After Klaw died in 1966, Stanton supported himself by self-publishing and distributing his work to a quasi-underground network of subscribers and patrons. His mimeographed/photocopied Stantoons comic-book series continued to his death in 1999 and featured many of his best-known post-Klaw concepts, including the superheroine Blunder Broad, and the Amazon-like Princkazons.

Blunder Broad

Stanton created Blunder Broad in the 1970s with writer Turk Winter, for use in a great number of pornographic BDSM stories, published over the years in black and white. A parody of Wonder Woman, Blunder Broad is an inept superheroine who continually fails in her missions and is invariably raped and tortured by her enemies, who include a lesbian supervillainess variably called Leopard Lady, Pussycat Galore, or Cheetah, and her male sidekick Count Dastardly. Blunder Broad can be deprived of her super strength when subjected to cunnilingus.

Princkazons

With "Lady Princker", Stanton and Shaltis (as well as Alan Throne and Winter) created the Princkazons storyline in which women around the world grew oversized female penises, or "princks". These women also grew taller and stronger than men and began dominating and humiliating the men in public, including facesitting, urophagia, coprophagia and anal and oral rape.

Legacy

Beginning in the mid-1970s, Belier Press, a New York publisher of vintage erotica, reprinted many of Stanton's comic serials in its 24-volume Bizarre Comix series.[citation needed] Titles, mainly from the 1950s and 1960s, include: Dianna's Ordeal, Perils of Dianna, Priscilla: Queen of Escapes, Poor Pamela, Bound in Leather, Duchess of the Bastille, Bizarre Museum, Pleasure Bound, Rita's School of Discipline, Mrs. Tyrant's Finishing School, Fifi Chastises Her Maids, A Hazardous Journey, Helga's Search for Slaves, Madame Discipline, and Girls' Figure Training Academy.
In addition to books about his work, Stanton's art was reprinted in the 1990s in comic books from Fantagraphics Books' imprint Eros Comix: The Kinky Hook (1991), Sweeter Gwen (1992), Confidential TV (1994), and Tops and Bottoms # 1 - 4 (1997).
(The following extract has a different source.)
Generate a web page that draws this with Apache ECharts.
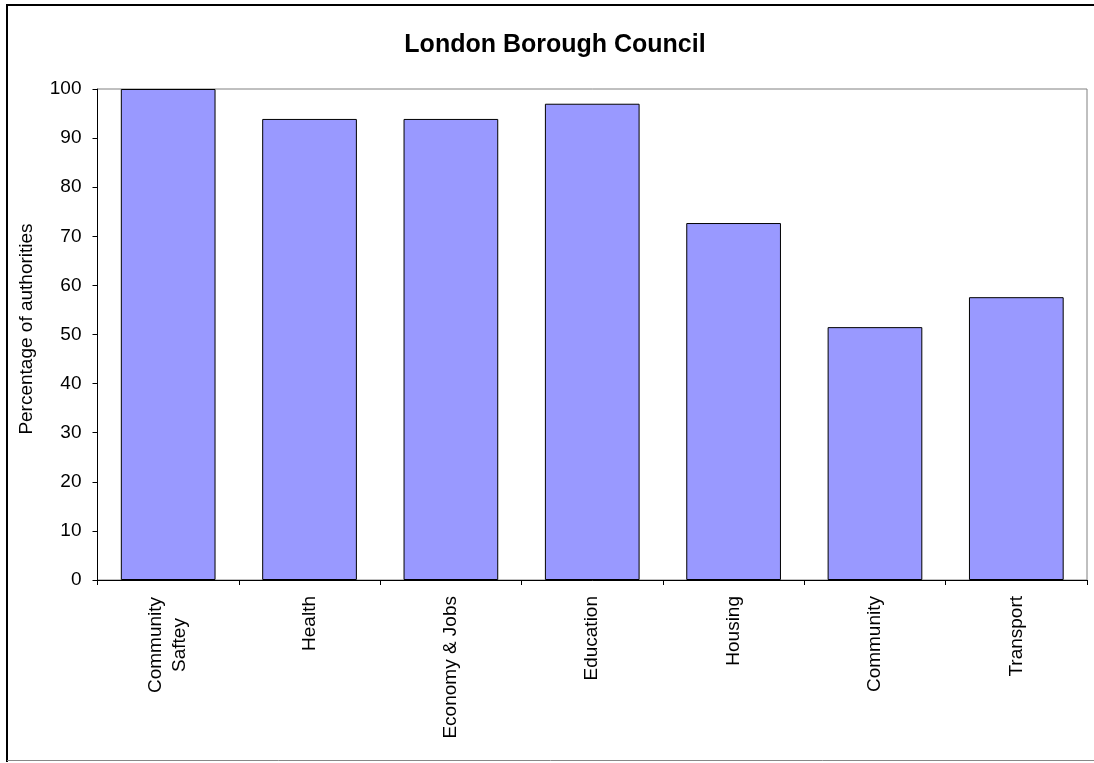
<!DOCTYPE html>
<html>
<head>
<meta charset="utf-8">
<script src="https://cdn.jsdelivr.net/npm/echarts@6/dist/echarts.min.js"></script>
<style>
  html, body { margin: 0; padding: 0; background: #fff; }
  #chart { width: 1094px; height: 763px; }
</style>
</head>
<body>
<div id="chart"></div>
<script>
// Share of London borough authorities naming each priority area
const categories = ['Community\nSaftey', 'Health', 'Economy & Jobs', 'Education', 'Housing', 'Community', 'Transport'];
const percentages = [100, 93.9, 93.9, 97.0, 72.7, 51.5, 57.6];
const titleText = 'London Borough Council';
const yAxisTitle = 'Percentage of authorities';

const FONT = '"Liberation Sans", Arial, sans-serif';
const chart = echarts.init(document.getElementById('chart'), null, { renderer: 'canvas' });

// Two-line category names get their lines centred on each other
function categoryLabel(value) {
  const lines = value.split('\n');
  if (lines.length < 2) return value;
  return lines.map(l => '{c|' + l + '}').join('\n');
}

chart.setOption({
  backgroundColor: '#ffffff',
  animation: false,
  grid: {
    left: 97.5,
    top: 89,
    right: 7,
    bottom: 183,
    show: true,
    borderColor: '#808080',
    borderWidth: 1,
    backgroundColor: 'transparent'
  },
  xAxis: {
    type: 'category',
    data: categories,
    boundaryGap: true,
    axisLine: { lineStyle: { color: '#000', width: 1 } },
    axisTick: { show: true, length: 5, lineStyle: { color: '#000' } },
    axisLabel: {
      rotate: 90,
      interval: 0,
      margin: 16,
      fontFamily: FONT,
      fontSize: 19,
      color: '#000',
      lineHeight: 24,
      formatter: categoryLabel,
      rich: {
        c: {
          width: 98,
          align: 'center',
          fontFamily: FONT,
          fontSize: 19,
          color: '#000',
          lineHeight: 24
        }
      }
    },
    splitLine: { show: false }
  },
  yAxis: {
    type: 'value',
    min: 0,
    max: 100,
    interval: 10,
    axisLine: { show: true, lineStyle: { color: '#000', width: 1 } },
    axisTick: { show: true, length: 5, lineStyle: { color: '#000' } },
    axisLabel: {
      margin: 16,
      fontFamily: FONT,
      fontSize: 19,
      color: '#000'
    },
    splitLine: { show: false }
  },
  series: [{
    type: 'bar',
    data: percentages,
    barWidth: '67%',
    itemStyle: {
      color: '#9999FF',
      borderColor: '#000000',
      borderWidth: 1
    }
  }],
  graphic: [
    {
      type: 'text',
      x: 555, y: 45,
      style: {
        text: titleText,
        font: 'bold 25px ' + FONT,
        fill: '#000',
        align: 'center',
        verticalAlign: 'middle'
      },
      silent: true
    },
    {
      type: 'text',
      x: 27, y: 329,
      rotation: Math.PI / 2,
      style: {
        text: yAxisTitle,
        font: '19px ' + FONT,
        fill: '#000',
        align: 'center',
        verticalAlign: 'middle'
      },
      silent: true
    },
    // outer chart frame
    { type: 'line', shape: { x1: 7, y1: 4, x2: 7, y2: 762 }, style: { stroke: '#000', lineWidth: 2 }, silent: true },
    { type: 'line', shape: { x1: 6, y1: 5, x2: 1094, y2: 5 }, style: { stroke: '#000', lineWidth: 2 }, silent: true },
    { type: 'line', shape: { x1: 7, y1: 760.5, x2: 1094, y2: 760.5 }, style: { stroke: '#888', lineWidth: 1 }, silent: true }
  ]
});
</script>
</body>
</html>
Individual issues were subtitled "Bound Beauty" (# 1), "Lady in Charge" (# 2), "Broken Engagement" (# 3), "Broken Engagement 2" (# 4).
The German publisher Taschen Verlag has published several collections.




Eric Stanton known as The Rembrandt of Pulp Culture, was an inspiration for artists such as Richard Lindner, Allen Jones and Helmut Newton. He created thrilling panel stories and colorful pulp fiction covers of voluptuous, demanding women overpowering uppity males. Today, his work is defined as female empowerment, and as caricature of female-dominance fantasy – a dichotomy that delights contemporary culture, but initially forced him into abusive underworld partnerships in a pre-feminist society averse to female strength. “A woman has to be strong. The bigger the better,” was his motto.